Definition
Rotation of an airplane about its longitudinal axis — the imaginary line running from nose to tail — causing one wing to move down while the other moves up. In a stall context, rolling motion refers to the uncommanded roll that can occur when one wing stalls before the other, dropping that wing rapidly.
Plain English
The airplane tipping sideways, with one wing dropping and the other rising. In a stall, this can happen on its own if one wing stops flying before the other.
Context Anchor
Seen in stall discussions when describing a wing drop or side-to-side movement that may happen as the airplane approaches or enters a stall.
Derivation
From the everyday sense of 'roll' — turning around a long axis, the way a log rolls.
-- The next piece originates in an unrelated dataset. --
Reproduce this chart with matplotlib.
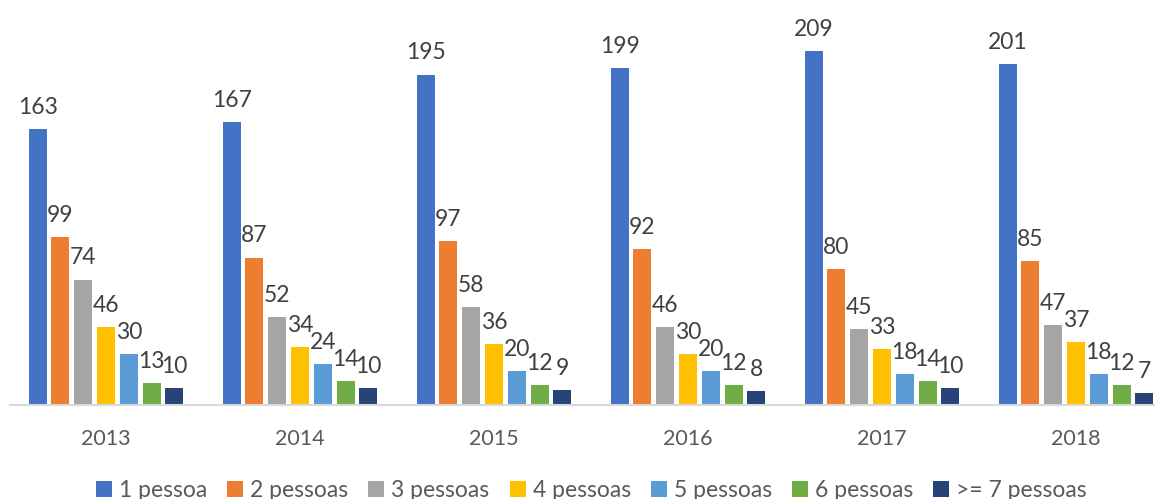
import matplotlib
matplotlib.use("Agg")
import matplotlib.pyplot as plt
import numpy as np

years = ["2013", "2014", "2015", "2016", "2017", "2018"]
series_names = ["1 pessoa", "2 pessoas", "3 pessoas", "4 pessoas",
                "5 pessoas", "6 pessoas", ">= 7 pessoas"]
p1 = [163, 167, 195, 199, 209, 201]
p2 = [99, 87, 97, 92, 80, 85]
p3 = [74, 52, 58, 46, 45, 47]
p4 = [46, 34, 36, 30, 33, 37]
p5 = [30, 24, 20, 20, 18, 18]
p6 = [13, 14, 12, 12, 14, 12]
p7 = [10, 10, 9, 8, 10, 7]
colors = ["#4472C4", "#ED7D31", "#A5A5A5", "#FFC000",
          "#5B9BD5", "#70AD47", "#264478"]

plt.rcParams["font.family"] = ["Lato", "DejaVu Sans"]

fig = plt.figure(figsize=(11.55, 4.99), dpi=100)
ax = fig.add_axes([10 / 1155, 94 / 499, 1 - 10 / 1155, 405 / 499])

x = np.arange(len(years))
step = 22.8 / 194
width = 18 / 194
handles = []
for k, (name, vals, col) in enumerate(zip(series_names,
                                          [p1, p2, p3, p4, p5, p6, p7],
                                          colors)):
    bars = ax.bar(x + (k - 3) * step, vals, width, color=col, label=name)
    ax.bar_label(bars, padding=8, fontsize=16.5, color="#404040")
    handles.append(bars)

ax.set_xlim(-0.495, 5.407)
ax.set_ylim(0, 239)
ax.set_xticks(x)
ax.set_xticklabels(years, fontsize=15.5, color="#595959")
ax.tick_params(axis="x", length=0, pad=17)
ax.set_yticks([])
for side in ["top", "right", "left"]:
    ax.spines[side].set_visible(False)
ax.spines["bottom"].set_color("#D9D9D9")
ax.spines["bottom"].set_linewidth(1.5)

fig.legend(handles=handles, loc="center", bbox_to_anchor=(0.512, 0.017),
           ncol=7, frameon=False, fontsize=16.5, handlelength=0.7,
           handleheight=0.7, handletextpad=0.3, columnspacing=0.88,
           labelcolor="#595959")

fig.savefig("out.png", dpi=100)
In aviation, the long axis is the fuselage, so a roll is the airplane turning around its own length.
Why Pilots Care
Uncommanded rolling motion near stall speed can quickly develop into a spin if not corrected immediately with coordinated aileron and rudder input.
Analogy
Imagine holding a model airplane by the nose and tail, then twisting it so the left wing goes down and the right wing goes up. That twist is rolling motion.
Intuition Check
Rolling motion does not mean the airplane is rolling along the ground. In flight, it means the airplane is rotating side-to-side around its nose-to-tail line.
Example Sentence 1
When the left wing stalled first, the airplane developed a rolling motion to the left, which the pilot countered with rudder.
Example Sentence 2
Smooth application of aileron produces controlled rolling motion when the pilot wants to change bank angle in level flight.